** Start of Data lines **

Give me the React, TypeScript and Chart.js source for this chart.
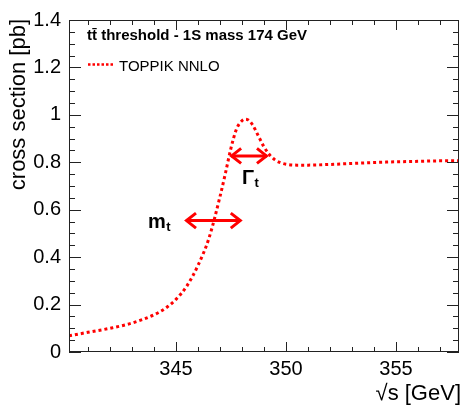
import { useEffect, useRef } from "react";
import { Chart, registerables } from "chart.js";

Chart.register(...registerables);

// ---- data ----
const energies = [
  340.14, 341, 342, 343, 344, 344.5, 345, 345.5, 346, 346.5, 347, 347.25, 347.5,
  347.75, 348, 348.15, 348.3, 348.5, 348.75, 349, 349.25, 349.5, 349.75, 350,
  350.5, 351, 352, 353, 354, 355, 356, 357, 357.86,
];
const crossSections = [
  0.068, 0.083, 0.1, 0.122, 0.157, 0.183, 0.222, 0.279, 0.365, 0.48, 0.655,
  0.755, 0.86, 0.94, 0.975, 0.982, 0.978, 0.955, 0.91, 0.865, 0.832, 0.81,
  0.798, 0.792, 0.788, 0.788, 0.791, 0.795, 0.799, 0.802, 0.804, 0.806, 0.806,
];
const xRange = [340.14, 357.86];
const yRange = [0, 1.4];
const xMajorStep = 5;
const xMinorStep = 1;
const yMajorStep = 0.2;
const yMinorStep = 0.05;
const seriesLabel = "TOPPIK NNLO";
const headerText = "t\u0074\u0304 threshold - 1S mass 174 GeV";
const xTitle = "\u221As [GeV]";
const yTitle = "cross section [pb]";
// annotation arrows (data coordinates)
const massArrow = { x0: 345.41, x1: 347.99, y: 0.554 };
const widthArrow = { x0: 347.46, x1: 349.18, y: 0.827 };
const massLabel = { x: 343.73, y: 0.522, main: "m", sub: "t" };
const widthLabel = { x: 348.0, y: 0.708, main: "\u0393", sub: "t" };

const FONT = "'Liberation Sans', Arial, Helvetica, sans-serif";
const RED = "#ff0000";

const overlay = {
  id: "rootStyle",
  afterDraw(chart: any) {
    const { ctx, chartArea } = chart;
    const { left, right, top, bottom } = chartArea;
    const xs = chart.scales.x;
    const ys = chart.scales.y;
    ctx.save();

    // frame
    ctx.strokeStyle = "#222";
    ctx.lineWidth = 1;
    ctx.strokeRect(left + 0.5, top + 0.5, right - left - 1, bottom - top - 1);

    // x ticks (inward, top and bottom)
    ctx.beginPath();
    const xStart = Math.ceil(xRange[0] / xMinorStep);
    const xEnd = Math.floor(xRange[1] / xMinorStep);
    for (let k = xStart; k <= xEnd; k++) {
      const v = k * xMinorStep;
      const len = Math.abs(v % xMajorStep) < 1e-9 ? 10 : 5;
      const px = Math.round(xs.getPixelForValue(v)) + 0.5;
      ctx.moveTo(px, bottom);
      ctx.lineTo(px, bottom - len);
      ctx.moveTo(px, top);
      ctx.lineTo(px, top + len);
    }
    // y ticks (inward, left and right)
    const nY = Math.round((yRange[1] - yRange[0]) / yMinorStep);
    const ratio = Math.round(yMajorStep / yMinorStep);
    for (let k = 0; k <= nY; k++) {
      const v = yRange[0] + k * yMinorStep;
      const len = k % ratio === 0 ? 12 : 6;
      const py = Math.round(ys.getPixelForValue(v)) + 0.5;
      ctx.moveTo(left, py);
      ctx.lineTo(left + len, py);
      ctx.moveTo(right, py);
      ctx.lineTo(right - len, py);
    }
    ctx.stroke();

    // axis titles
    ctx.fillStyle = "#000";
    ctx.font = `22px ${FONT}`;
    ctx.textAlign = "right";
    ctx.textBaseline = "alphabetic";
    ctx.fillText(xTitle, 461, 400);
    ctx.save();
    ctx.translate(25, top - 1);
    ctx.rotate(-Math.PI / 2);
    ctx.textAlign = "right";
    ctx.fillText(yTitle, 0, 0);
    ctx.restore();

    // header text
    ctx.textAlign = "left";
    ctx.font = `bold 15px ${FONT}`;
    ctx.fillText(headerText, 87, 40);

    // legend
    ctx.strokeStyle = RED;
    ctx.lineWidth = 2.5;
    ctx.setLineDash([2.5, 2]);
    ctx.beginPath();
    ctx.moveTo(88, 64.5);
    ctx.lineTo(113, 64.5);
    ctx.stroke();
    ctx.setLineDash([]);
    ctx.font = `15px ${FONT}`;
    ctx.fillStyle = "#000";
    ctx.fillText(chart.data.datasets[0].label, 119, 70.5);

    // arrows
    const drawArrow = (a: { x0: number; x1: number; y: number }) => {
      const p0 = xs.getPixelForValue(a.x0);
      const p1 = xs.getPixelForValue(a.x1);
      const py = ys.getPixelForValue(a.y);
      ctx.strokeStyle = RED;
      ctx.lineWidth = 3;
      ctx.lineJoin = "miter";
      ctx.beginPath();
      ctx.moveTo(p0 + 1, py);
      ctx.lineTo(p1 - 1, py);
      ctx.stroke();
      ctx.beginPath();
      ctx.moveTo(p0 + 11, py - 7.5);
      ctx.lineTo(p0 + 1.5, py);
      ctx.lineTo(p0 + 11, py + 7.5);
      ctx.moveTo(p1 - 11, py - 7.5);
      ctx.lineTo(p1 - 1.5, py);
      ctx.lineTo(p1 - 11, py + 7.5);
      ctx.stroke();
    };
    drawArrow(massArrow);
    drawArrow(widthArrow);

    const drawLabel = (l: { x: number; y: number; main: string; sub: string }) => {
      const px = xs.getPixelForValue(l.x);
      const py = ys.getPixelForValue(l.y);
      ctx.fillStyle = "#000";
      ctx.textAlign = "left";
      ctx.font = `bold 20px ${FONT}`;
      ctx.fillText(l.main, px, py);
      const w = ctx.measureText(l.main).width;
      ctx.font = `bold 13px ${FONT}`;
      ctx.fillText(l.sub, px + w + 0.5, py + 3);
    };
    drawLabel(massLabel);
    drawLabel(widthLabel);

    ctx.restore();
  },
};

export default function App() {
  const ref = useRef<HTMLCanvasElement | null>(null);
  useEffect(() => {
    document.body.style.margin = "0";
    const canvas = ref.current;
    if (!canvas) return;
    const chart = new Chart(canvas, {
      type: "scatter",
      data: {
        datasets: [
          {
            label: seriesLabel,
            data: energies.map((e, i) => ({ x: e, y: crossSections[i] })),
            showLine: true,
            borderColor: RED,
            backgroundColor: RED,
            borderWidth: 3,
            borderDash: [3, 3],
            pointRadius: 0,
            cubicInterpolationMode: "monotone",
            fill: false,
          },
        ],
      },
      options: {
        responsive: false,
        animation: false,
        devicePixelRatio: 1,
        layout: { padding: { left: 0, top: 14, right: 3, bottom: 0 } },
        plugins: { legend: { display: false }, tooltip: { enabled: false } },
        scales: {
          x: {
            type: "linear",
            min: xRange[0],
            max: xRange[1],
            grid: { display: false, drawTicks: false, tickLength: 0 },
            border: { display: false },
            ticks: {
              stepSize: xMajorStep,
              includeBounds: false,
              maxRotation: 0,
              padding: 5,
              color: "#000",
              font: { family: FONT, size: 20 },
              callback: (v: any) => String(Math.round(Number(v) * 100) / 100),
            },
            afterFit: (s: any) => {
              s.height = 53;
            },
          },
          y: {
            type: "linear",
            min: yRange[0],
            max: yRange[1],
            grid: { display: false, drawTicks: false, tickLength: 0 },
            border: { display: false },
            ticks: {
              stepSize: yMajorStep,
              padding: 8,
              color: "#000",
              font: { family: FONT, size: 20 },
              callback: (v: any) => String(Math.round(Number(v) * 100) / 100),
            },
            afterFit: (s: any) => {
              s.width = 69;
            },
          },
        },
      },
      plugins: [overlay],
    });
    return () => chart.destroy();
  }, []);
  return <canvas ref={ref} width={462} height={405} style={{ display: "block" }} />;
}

** End of Data lines **

• What you have to do: Transcribe all of the material exactly, leaving out whatever pictures it contains.

• Answer to the exercise:
Give me the React, TypeScript and Chart.js source for this chart.
import { useEffect, useRef } from "react";
import { Chart, registerables } from "chart.js";

Chart.register(...registerables);

// ---- data ----
const energies = [
  340.14, 341, 342, 343, 344, 344.5, 345, 345.5, 346, 346.5, 347, 347.25, 347.5,
  347.75, 348, 348.15, 348.3, 348.5, 348.75, 349, 349.25, 349.5, 349.75, 350,
  350.5, 351, 352, 353, 354, 355, 356, 357, 357.86,
];
const crossSections = [
  0.068, 0.083, 0.1, 0.122, 0.157, 0.183, 0.222, 0.279, 0.365, 0.48, 0.655,
  0.755, 0.86, 0.94, 0.975, 0.982, 0.978, 0.955, 0.91, 0.865, 0.832, 0.81,
  0.798, 0.792, 0.788, 0.788, 0.791, 0.795, 0.799, 0.802, 0.804, 0.806, 0.806,
];
const xRange = [340.14, 357.86];
const yRange = [0, 1.4];
const xMajorStep = 5;
const xMinorStep = 1;
const yMajorStep = 0.2;
const yMinorStep = 0.05;
const seriesLabel = "TOPPIK NNLO";
const headerText = "t\u0074\u0304 threshold - 1S mass 174 GeV";
const xTitle = "\u221As [GeV]";
const yTitle = "cross section [pb]";
// annotation arrows (data coordinates)
const massArrow = { x0: 345.41, x1: 347.99, y: 0.554 };
const widthArrow = { x0: 347.46, x1: 349.18, y: 0.827 };
const massLabel = { x: 343.73, y: 0.522, main: "m", sub: "t" };
const widthLabel = { x: 348.0, y: 0.708, main: "\u0393", sub: "t" };

const FONT = "'Liberation Sans', Arial, Helvetica, sans-serif";
const RED = "#ff0000";

const overlay = {
  id: "rootStyle",
  afterDraw(chart: any) {
    const { ctx, chartArea } = chart;
    const { left, right, top, bottom } = chartArea;
    const xs = chart.scales.x;
    const ys = chart.scales.y;
    ctx.save();

    // frame
    ctx.strokeStyle = "#222";
    ctx.lineWidth = 1;
    ctx.strokeRect(left + 0.5, top + 0.5, right - left - 1, bottom - top - 1);

    // x ticks (inward, top and bottom)
    ctx.beginPath();
    const xStart = Math.ceil(xRange[0] / xMinorStep);
    const xEnd = Math.floor(xRange[1] / xMinorStep);
    for (let k = xStart; k <= xEnd; k++) {
      const v = k * xMinorStep;
      const len = Math.abs(v % xMajorStep) < 1e-9 ? 10 : 5;
      const px = Math.round(xs.getPixelForValue(v)) + 0.5;
      ctx.moveTo(px, bottom);
      ctx.lineTo(px, bottom - len);
      ctx.moveTo(px, top);
      ctx.lineTo(px, top + len);
    }
    // y ticks (inward, left and right)
    const nY = Math.round((yRange[1] - yRange[0]) / yMinorStep);
    const ratio = Math.round(yMajorStep / yMinorStep);
    for (let k = 0; k <= nY; k++) {
      const v = yRange[0] + k * yMinorStep;
      const len = k % ratio === 0 ? 12 : 6;
      const py = Math.round(ys.getPixelForValue(v)) + 0.5;
      ctx.moveTo(left, py);
      ctx.lineTo(left + len, py);
      ctx.moveTo(right, py);
      ctx.lineTo(right - len, py);
    }
    ctx.stroke();

    // axis titles
    ctx.fillStyle = "#000";
    ctx.font = `22px ${FONT}`;
    ctx.textAlign = "right";
    ctx.textBaseline = "alphabetic";
    ctx.fillText(xTitle, 461, 400);
    ctx.save();
    ctx.translate(25, top - 1);
    ctx.rotate(-Math.PI / 2);
    ctx.textAlign = "right";
    ctx.fillText(yTitle, 0, 0);
    ctx.restore();

    // header text
    ctx.textAlign = "left";
    ctx.font = `bold 15px ${FONT}`;
    ctx.fillText(headerText, 87, 40);

    // legend
    ctx.strokeStyle = RED;
    ctx.lineWidth = 2.5;
    ctx.setLineDash([2.5, 2]);
    ctx.beginPath();
    ctx.moveTo(88, 64.5);
    ctx.lineTo(113, 64.5);
    ctx.stroke();
    ctx.setLineDash([]);
    ctx.font = `15px ${FONT}`;
    ctx.fillStyle = "#000";
    ctx.fillText(chart.data.datasets[0].label, 119, 70.5);

    // arrows
    const drawArrow = (a: { x0: number; x1: number; y: number }) => {
      const p0 = xs.getPixelForValue(a.x0);
      const p1 = xs.getPixelForValue(a.x1);
      const py = ys.getPixelForValue(a.y);
      ctx.strokeStyle = RED;
      ctx.lineWidth = 3;
      ctx.lineJoin = "miter";
      ctx.beginPath();
      ctx.moveTo(p0 + 1, py);
      ctx.lineTo(p1 - 1, py);
      ctx.stroke();
      ctx.beginPath();
      ctx.moveTo(p0 + 11, py - 7.5);
      ctx.lineTo(p0 + 1.5, py);
      ctx.lineTo(p0 + 11, py + 7.5);
      ctx.moveTo(p1 - 11, py - 7.5);
      ctx.lineTo(p1 - 1.5, py);
      ctx.lineTo(p1 - 11, py + 7.5);
      ctx.stroke();
    };
    drawArrow(massArrow);
    drawArrow(widthArrow);

    const drawLabel = (l: { x: number; y: number; main: string; sub: string }) => {
      const px = xs.getPixelForValue(l.x);
      const py = ys.getPixelForValue(l.y);
      ctx.fillStyle = "#000";
      ctx.textAlign = "left";
      ctx.font = `bold 20px ${FONT}`;
      ctx.fillText(l.main, px, py);
      const w = ctx.measureText(l.main).width;
      ctx.font = `bold 13px ${FONT}`;
      ctx.fillText(l.sub, px + w + 0.5, py + 3);
    };
    drawLabel(massLabel);
    drawLabel(widthLabel);

    ctx.restore();
  },
};

export default function App() {
  const ref = useRef<HTMLCanvasElement | null>(null);
  useEffect(() => {
    document.body.style.margin = "0";
    const canvas = ref.current;
    if (!canvas) return;
    const chart = new Chart(canvas, {
      type: "scatter",
      data: {
        datasets: [
          {
            label: seriesLabel,
            data: energies.map((e, i) => ({ x: e, y: crossSections[i] })),
            showLine: true,
            borderColor: RED,
            backgroundColor: RED,
            borderWidth: 3,
            borderDash: [3, 3],
            pointRadius: 0,
            cubicInterpolationMode: "monotone",
            fill: false,
          },
        ],
      },
      options: {
        responsive: false,
        animation: false,
        devicePixelRatio: 1,
        layout: { padding: { left: 0, top: 14, right: 3, bottom: 0 } },
        plugins: { legend: { display: false }, tooltip: { enabled: false } },
        scales: {
          x: {
            type: "linear",
            min: xRange[0],
            max: xRange[1],
            grid: { display: false, drawTicks: false, tickLength: 0 },
            border: { display: false },
            ticks: {
              stepSize: xMajorStep,
              includeBounds: false,
              maxRotation: 0,
              padding: 5,
              color: "#000",
              font: { family: FONT, size: 20 },
              callback: (v: any) => String(Math.round(Number(v) * 100) / 100),
            },
            afterFit: (s: any) => {
              s.height = 53;
            },
          },
          y: {
            type: "linear",
            min: yRange[0],
            max: yRange[1],
            grid: { display: false, drawTicks: false, tickLength: 0 },
            border: { display: false },
            ticks: {
              stepSize: yMajorStep,
              padding: 8,
              color: "#000",
              font: { family: FONT, size: 20 },
              callback: (v: any) => String(Math.round(Number(v) * 100) / 100),
            },
            afterFit: (s: any) => {
              s.width = 69;
            },
          },
        },
      },
      plugins: [overlay],
    });
    return () => chart.destroy();
  }, []);
  return <canvas ref={ref} width={462} height={405} style={{ display: "block" }} />;
}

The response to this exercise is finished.